Italian Rolled London Broil
On sturdy work surface or cutting board, pound and flatten steak with a meat mallet to 1/2" thickness. Place in a resealable plastic bag; add oil, vinegar, garlic and Italian seasoning. Marinate 30 min or overnight. Preheat oven to 400 degrees. Remove steak from bag and lay flat on work surface, with long edge facing you. Season lightly with salt and pepper. Add roasted red peppers in a single layer, leaving a 1/2" border all around. Add cheese in single layer, followed by prosciutto and finish with basil leaves.
Fold edge closest to you toward center and roll steak tightly, moving away from you, tucking any fillings back inside. Tuck flaps on open ends underneath slightly. Tie roll snugly closed with kitchen twine in center and near ends, cutting away excess twine. Season again with salt and pepper. Place roll seam side down on sheet pan or baking dish and roast 25-30 min for medium rare (125 degrees internal temp).
Rest 10 min and remove string before slicing into 1/2" portions. Strain all pan juices in a saucepan and reduce until slightly thickened; pour over steak slices.
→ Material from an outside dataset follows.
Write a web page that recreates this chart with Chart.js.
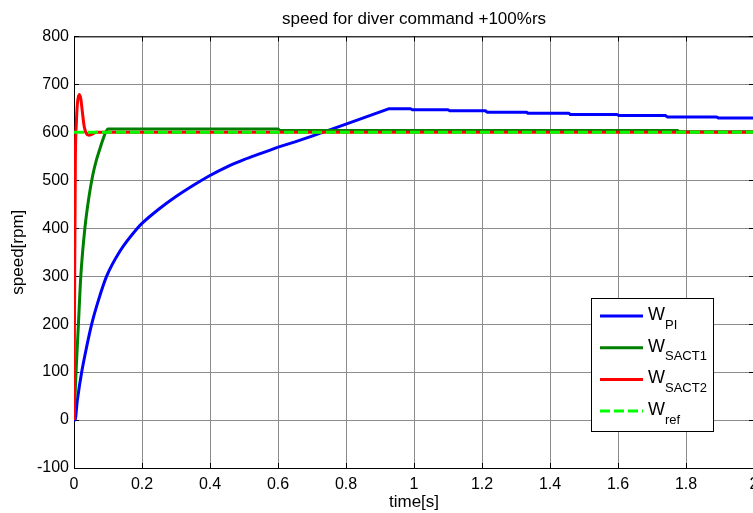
<!DOCTYPE html>
<html>
<head>
<meta charset="utf-8">
<script src="https://cdn.jsdelivr.net/npm/chart.js@4.4.0/dist/chart.umd.min.js"></script>
<style>
  html, body { margin: 0; padding: 0; background: #fff; overflow: hidden; }
  #wrap { width: 760px; height: 513px; }
</style>
</head>
<body>
<div id="wrap"><canvas id="speed-chart" width="760" height="513"></canvas></div>
<script>
    // Data
    const timePI = [0, 0.003, 0.01, 0.0226, 0.037, 0.052, 0.072, 0.096, 0.135, 0.184, 0.2, 0.25, 0.3, 0.35, 0.4, 0.45, 0.5, 0.55, 0.6, 0.65, 0.7, 0.8, 0.925, 0.99, 0.995, 1.1, 1.105, 1.21, 1.215, 1.33, 1.335, 1.455, 1.46, 1.597, 1.602, 1.74, 1.745, 1.89, 1.895, 2.0];
    const speedPI = [0, 0, 42, 100, 152, 200, 250, 300, 352, 398, 410, 440, 466, 489, 510, 528, 543, 556, 569, 580, 592, 617, 649, 649, 647, 647, 645, 645, 642, 642, 640, 640, 637, 637, 635, 635, 632, 632, 630, 630];
    const bendEndPI = 0.6; // smooth rise up to here, then straight ramp and steps

    const timeSACT1 = [0, 0.003, 0.006, 0.013, 0.02, 0.032, 0.045, 0.055, 0.065, 0.075, 0.085, 0.093, 0.1, 0.6, 0.605, 1.775, 1.78, 2.0];
    const speedSACT1 = [0, 50, 100, 200, 300, 400, 470, 510, 540, 563, 585, 600, 607, 607, 604, 604, 601, 601];

    const timeSACT2 = [0, 0.002, 0.004, 0.007, 0.01, 0.0153, 0.02, 0.025, 0.03, 0.036, 0.044, 0.055, 0.065, 2.0];
    const speedSACT2 = [0, 300, 540, 620, 660, 679, 670, 640, 612, 598, 594, 597, 600, 600];

    const timeRef = [0, 2];
    const speedRef = [600, 600];

    const xTicks = [0, 0.2, 0.4, 0.6, 0.8, 1, 1.2, 1.4, 1.6, 1.8, 2];
    const yTicks = [-100, 0, 100, 200, 300, 400, 500, 600, 700, 800];

    const legendNames = [['W', 'PI'], ['W', 'SACT1'], ['W', 'SACT2'], ['W', 'ref']];
    const seriesColors = ['#0000ff', '#008000', '#ff0000', '#00ff00'];

    const FONT = '"Liberation Sans", Arial, Helvetica, sans-serif';

    function toPoints(ts, vs) {
        return ts.map((t, i) => ({ x: t, y: vs[i] }));
    }

    const pointsPI = toPoints(timePI, speedPI);
    const pointsPIcurve = pointsPI.filter(p => p.x <= bendEndPI);
    const pointsPIramp = pointsPI.filter(p => p.x >= bendEndPI);

    // frame, inward ticks and legend like the matlab figure
    const matlabFrame = {
        id: 'matlabFrame',
        beforeDatasetsDraw(chart) {
            const ctx = chart.ctx;
            const a = chart.chartArea;
            const xs = chart.scales.x, ys = chart.scales.y;
            ctx.save();
            ctx.strokeStyle = '#000';
            ctx.lineWidth = 1;
            ctx.beginPath();
            ctx.moveTo(a.left, a.top + 0.5);
            ctx.lineTo(a.right, a.top + 0.5);
            ctx.moveTo(a.right - 0.5, a.top);
            ctx.lineTo(a.right - 0.5, a.bottom);
            xTicks.forEach(v => {
                const px = Math.round(xs.getPixelForValue(v)) + 0.5;
                ctx.moveTo(px, a.bottom);
                ctx.lineTo(px, a.bottom - 5);
                ctx.moveTo(px, a.top);
                ctx.lineTo(px, a.top + 5);
            });
            yTicks.forEach(v => {
                const py = Math.round(ys.getPixelForValue(v)) + 0.5;
                ctx.moveTo(a.left, py);
                ctx.lineTo(a.left + 5, py);
                ctx.moveTo(a.right, py);
                ctx.lineTo(a.right - 5, py);
            });
            ctx.stroke();
            ctx.restore();
        },
        afterDatasetsDraw(chart) {
            const ctx = chart.ctx;
            const a = chart.chartArea;
            const w = 122, h = 133;
            const left = a.right - 41 - w;
            const top = a.bottom - 37 - h;
            ctx.save();
            ctx.fillStyle = '#fff';
            ctx.fillRect(left + 0.5, top + 0.5, w, h);
            ctx.strokeStyle = '#000';
            ctx.lineWidth = 1;
            ctx.strokeRect(left + 0.5, top + 0.5, w, h);
            legendNames.forEach((name, i) => {
                const y = top + 18 + i * 31.7;
                ctx.strokeStyle = seriesColors[i];
                ctx.lineWidth = 3;
                ctx.setLineDash(i === 3 ? [10, 4] : []);
                ctx.beginPath();
                ctx.moveTo(left + 9, y);
                ctx.lineTo(left + 52, y);
                ctx.stroke();
                ctx.setLineDash([]);
                ctx.fillStyle = '#000';
                ctx.textBaseline = 'alphabetic';
                ctx.textAlign = 'left';
                ctx.font = '18px ' + FONT;
                ctx.fillText(name[0], left + 57, y + 4);
                const wW = ctx.measureText(name[0]).width;
                ctx.font = '13px ' + FONT;
                ctx.fillText(name[1], left + 57 + wW, y + 12.5);
            });
            ctx.restore();
        }
    };

    window.onload = function() {
        const ctx = document.getElementById('speed-chart').getContext('2d');
        new Chart(ctx, {
            type: 'line',
            data: {
                datasets: [
                    { label: 'W_PI', data: pointsPIcurve, borderColor: seriesColors[0], borderWidth: 3, cubicInterpolationMode: 'monotone', order: 3 },
                    { label: 'W_PI ramp', data: pointsPIramp, borderColor: seriesColors[0], borderWidth: 3, order: 3 },
                    { label: 'W_SACT1', data: toPoints(timeSACT1, speedSACT1), borderColor: seriesColors[1], borderWidth: 3, cubicInterpolationMode: 'monotone', order: 2 },
                    { label: 'W_SACT2', data: toPoints(timeSACT2, speedSACT2), borderColor: seriesColors[2], borderWidth: 3, cubicInterpolationMode: 'monotone', order: 1 },
                    { label: 'W_ref', data: toPoints(timeRef, speedRef), borderColor: seriesColors[3], borderWidth: 3, borderDash: [10, 4], order: 0 }
                ]
            },
            options: {
                responsive: false,
                devicePixelRatio: 1,
                animation: false,
                elements: {
                    point: { radius: 0, hoverRadius: 0 },
                    line: { tension: 0, fill: false, borderCapStyle: 'butt', borderJoinStyle: 'round' }
                },
                layout: { padding: { top: 0, left: 0, right: 6, bottom: 0 } },
                plugins: {
                    legend: { display: false },
                    tooltip: { enabled: false },
                    title: {
                        display: true,
                        fullSize: false,
                        text: 'speed for diver command +100%rs',
                        color: '#000',
                        font: { family: FONT, size: 17, weight: 'normal' },
                        padding: { top: 9, bottom: 7 }
                    }
                },
                scales: {
                    x: {
                        type: 'linear',
                        min: 0,
                        max: 2,
                        afterBuildTicks: scale => { scale.ticks = xTicks.map(v => ({ value: v })); },
                        afterFit: scale => {
                            scale.height = 45;
                            scale.paddingLeft = 0;
                            scale.paddingRight = 0;
                        },
                        ticks: {
                            color: '#000',
                            font: { family: FONT, size: 16 },
                            padding: 7,
                            maxRotation: 0,
                            callback: v => String(Number(v.toFixed(1)))
                        },
                        grid: { color: '#8c8c8c', lineWidth: 1, drawTicks: false },
                        border: { display: true, color: '#000', width: 1 },
                        title: {
                            display: true,
                            text: 'time[s]',
                            color: '#000',
                            font: { family: FONT, size: 17 },
                            padding: { top: 0, bottom: 0 }
                        }
                    },
                    y: {
                        type: 'linear',
                        min: -100,
                        max: 800,
                        afterBuildTicks: scale => { scale.ticks = yTicks.map(v => ({ value: v })); },
                        afterFit: scale => { scale.width = 74; },
                        ticks: {
                            color: '#000',
                            font: { family: FONT, size: 16 },
                            padding: 5
                        },
                        grid: { color: '#8c8c8c', lineWidth: 1, drawTicks: false },
                        border: { display: true, color: '#000', width: 1 },
                        title: {
                            display: true,
                            text: 'speed[rpm]',
                            color: '#000',
                            font: { family: FONT, size: 17 },
                            padding: { top: 8, bottom: 0 }
                        }
                    }
                }
            },
            plugins: [matlabFrame]
        });
    };
</script>
</body>
</html>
Serve immediately with sautéed vegetables and artisan bread, such as ciabatta.
*Your Market Meat Department can provide complimentary kitchen twine and pound steaks upon request.
Sautéed Broccolini, Sweet Peppers and Onions
Over medium-high heat, sauté vegetables in olive oil, tossing frequently until crisp-tender, approx. 3 min. Finish with salt and pepper to taste. Serve immediately.